** BEGIN Data for the task **
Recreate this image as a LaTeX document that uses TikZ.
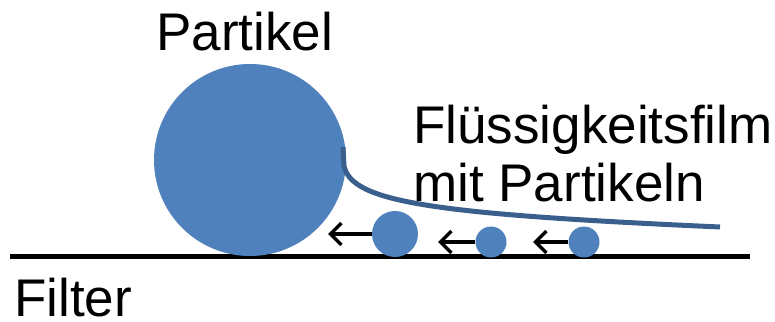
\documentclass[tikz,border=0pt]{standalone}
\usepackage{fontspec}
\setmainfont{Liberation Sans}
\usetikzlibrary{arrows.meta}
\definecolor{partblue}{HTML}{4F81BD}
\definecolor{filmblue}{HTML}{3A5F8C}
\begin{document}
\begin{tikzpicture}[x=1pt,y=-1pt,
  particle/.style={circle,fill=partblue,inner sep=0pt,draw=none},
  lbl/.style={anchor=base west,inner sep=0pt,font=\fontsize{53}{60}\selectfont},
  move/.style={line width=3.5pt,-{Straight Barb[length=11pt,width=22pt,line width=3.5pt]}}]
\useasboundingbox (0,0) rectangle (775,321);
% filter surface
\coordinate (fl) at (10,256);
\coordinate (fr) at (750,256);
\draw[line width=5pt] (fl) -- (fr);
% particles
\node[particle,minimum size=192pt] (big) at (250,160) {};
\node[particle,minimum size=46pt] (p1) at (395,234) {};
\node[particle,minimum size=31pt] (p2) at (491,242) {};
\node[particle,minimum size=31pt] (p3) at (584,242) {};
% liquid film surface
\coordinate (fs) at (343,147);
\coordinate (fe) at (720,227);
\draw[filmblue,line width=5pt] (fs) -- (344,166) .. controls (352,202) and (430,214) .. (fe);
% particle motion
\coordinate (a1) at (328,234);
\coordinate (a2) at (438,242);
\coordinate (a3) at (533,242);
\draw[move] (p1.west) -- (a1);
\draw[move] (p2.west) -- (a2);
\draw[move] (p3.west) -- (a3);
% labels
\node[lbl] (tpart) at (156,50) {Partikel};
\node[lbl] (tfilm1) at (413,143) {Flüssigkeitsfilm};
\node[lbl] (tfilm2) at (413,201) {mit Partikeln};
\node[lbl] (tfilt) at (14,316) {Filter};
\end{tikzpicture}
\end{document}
** END Data for the task **
** BEGIN Data for the task **
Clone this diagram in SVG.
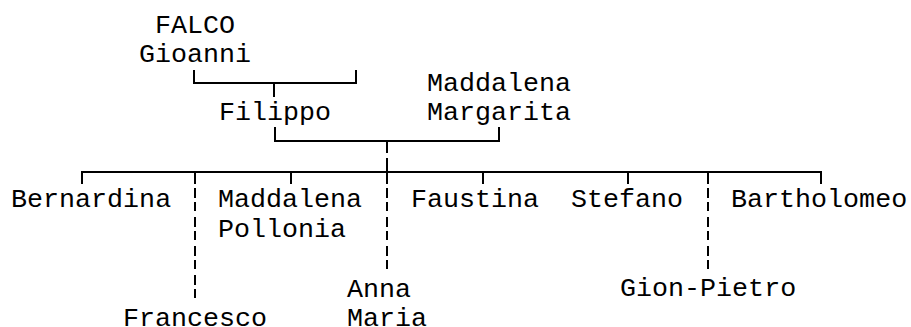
** END Data for the task **
** BEGIN Data for the task **
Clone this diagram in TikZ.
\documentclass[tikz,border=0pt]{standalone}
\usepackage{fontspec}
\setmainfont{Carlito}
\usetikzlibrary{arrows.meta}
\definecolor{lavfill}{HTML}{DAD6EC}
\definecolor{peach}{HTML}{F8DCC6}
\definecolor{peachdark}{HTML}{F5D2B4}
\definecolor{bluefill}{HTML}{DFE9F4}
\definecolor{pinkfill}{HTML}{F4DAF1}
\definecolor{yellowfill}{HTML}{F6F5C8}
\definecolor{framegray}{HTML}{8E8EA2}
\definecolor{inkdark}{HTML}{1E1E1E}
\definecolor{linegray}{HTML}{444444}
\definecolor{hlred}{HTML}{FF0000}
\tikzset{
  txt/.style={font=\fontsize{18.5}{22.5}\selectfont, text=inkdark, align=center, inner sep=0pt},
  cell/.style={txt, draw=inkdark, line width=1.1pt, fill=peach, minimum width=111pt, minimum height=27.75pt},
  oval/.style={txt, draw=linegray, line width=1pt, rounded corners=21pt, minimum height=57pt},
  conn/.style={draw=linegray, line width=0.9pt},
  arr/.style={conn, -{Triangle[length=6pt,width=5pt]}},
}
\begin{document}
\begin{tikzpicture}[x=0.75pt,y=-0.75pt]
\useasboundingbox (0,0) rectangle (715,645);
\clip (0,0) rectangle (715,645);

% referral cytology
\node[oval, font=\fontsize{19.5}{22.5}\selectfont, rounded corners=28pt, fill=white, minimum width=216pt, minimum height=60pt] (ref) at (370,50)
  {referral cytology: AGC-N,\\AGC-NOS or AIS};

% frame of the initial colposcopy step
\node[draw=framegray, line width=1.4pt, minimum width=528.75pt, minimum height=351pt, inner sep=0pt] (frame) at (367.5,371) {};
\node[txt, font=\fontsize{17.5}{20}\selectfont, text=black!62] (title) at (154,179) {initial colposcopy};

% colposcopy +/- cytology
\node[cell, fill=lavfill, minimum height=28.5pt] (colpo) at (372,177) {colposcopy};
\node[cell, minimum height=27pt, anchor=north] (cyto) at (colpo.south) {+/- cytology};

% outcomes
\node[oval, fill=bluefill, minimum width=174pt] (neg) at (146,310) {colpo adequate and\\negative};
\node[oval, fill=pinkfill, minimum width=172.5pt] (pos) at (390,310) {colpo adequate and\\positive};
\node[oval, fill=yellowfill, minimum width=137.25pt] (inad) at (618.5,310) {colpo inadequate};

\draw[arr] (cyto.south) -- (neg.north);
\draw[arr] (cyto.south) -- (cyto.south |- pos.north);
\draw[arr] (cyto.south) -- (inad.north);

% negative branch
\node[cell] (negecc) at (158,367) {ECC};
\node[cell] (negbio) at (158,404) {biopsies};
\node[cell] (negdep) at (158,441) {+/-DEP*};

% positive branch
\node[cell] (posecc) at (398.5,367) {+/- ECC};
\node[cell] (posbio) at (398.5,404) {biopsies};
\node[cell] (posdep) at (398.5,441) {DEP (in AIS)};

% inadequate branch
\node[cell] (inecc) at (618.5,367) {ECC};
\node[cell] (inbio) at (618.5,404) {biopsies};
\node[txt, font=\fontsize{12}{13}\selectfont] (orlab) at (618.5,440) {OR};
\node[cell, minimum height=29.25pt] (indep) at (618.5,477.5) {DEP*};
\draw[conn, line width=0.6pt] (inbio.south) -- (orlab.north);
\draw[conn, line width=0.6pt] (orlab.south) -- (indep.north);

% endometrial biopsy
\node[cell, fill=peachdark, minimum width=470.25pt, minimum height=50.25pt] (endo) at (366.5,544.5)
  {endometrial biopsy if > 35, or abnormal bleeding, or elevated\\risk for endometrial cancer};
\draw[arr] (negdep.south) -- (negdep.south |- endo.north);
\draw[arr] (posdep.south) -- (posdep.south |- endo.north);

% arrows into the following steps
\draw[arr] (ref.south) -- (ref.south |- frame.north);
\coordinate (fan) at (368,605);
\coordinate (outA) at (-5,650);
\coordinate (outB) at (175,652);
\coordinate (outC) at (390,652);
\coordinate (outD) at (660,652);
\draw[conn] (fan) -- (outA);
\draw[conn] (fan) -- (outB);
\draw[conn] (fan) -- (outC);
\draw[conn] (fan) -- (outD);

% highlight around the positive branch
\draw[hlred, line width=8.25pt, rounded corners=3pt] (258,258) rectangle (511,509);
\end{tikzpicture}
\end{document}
** END Data for the task **
**Requirement**
Each line from the line containing "Clone this diagram in TikZ." through the line containing "minimum height=27pt, anchor=north]" is to be transcribed exactly, and no other line.

**Answer for this exercise**
Clone this diagram in TikZ.
\documentclass[tikz,border=0pt]{standalone}
\usepackage{fontspec}
\setmainfont{Carlito}
\usetikzlibrary{arrows.meta}
\definecolor{lavfill}{HTML}{DAD6EC}
\definecolor{peach}{HTML}{F8DCC6}
\definecolor{peachdark}{HTML}{F5D2B4}
\definecolor{bluefill}{HTML}{DFE9F4}
\definecolor{pinkfill}{HTML}{F4DAF1}
\definecolor{yellowfill}{HTML}{F6F5C8}
\definecolor{framegray}{HTML}{8E8EA2}
\definecolor{inkdark}{HTML}{1E1E1E}
\definecolor{linegray}{HTML}{444444}
\definecolor{hlred}{HTML}{FF0000}
\tikzset{
  txt/.style={font=\fontsize{18.5}{22.5}\selectfont, text=inkdark, align=center, inner sep=0pt},
  cell/.style={txt, draw=inkdark, line width=1.1pt, fill=peach, minimum width=111pt, minimum height=27.75pt},
  oval/.style={txt, draw=linegray, line width=1pt, rounded corners=21pt, minimum height=57pt},
  conn/.style={draw=linegray, line width=0.9pt},
  arr/.style={conn, -{Triangle[length=6pt,width=5pt]}},
}
\begin{document}
\begin{tikzpicture}[x=0.75pt,y=-0.75pt]
\useasboundingbox (0,0) rectangle (715,645);
\clip (0,0) rectangle (715,645);

% referral cytology
\node[oval, font=\fontsize{19.5}{22.5}\selectfont, rounded corners=28pt, fill=white, minimum width=216pt, minimum height=60pt] (ref) at (370,50)
  {referral cytology: AGC-N,\\AGC-NOS or AIS};

% frame of the initial colposcopy step
\node[draw=framegray, line width=1.4pt, minimum width=528.75pt, minimum height=351pt, inner sep=0pt] (frame) at (367.5,371) {};
\node[txt, font=\fontsize{17.5}{20}\selectfont, text=black!62] (title) at (154,179) {initial colposcopy};

% colposcopy +/- cytology
\node[cell, fill=lavfill, minimum height=28.5pt] (colpo) at (372,177) {colposcopy};
\node[cell, minimum height=27pt, anchor=north] (cyto) at (colpo.south) {+/- cytology};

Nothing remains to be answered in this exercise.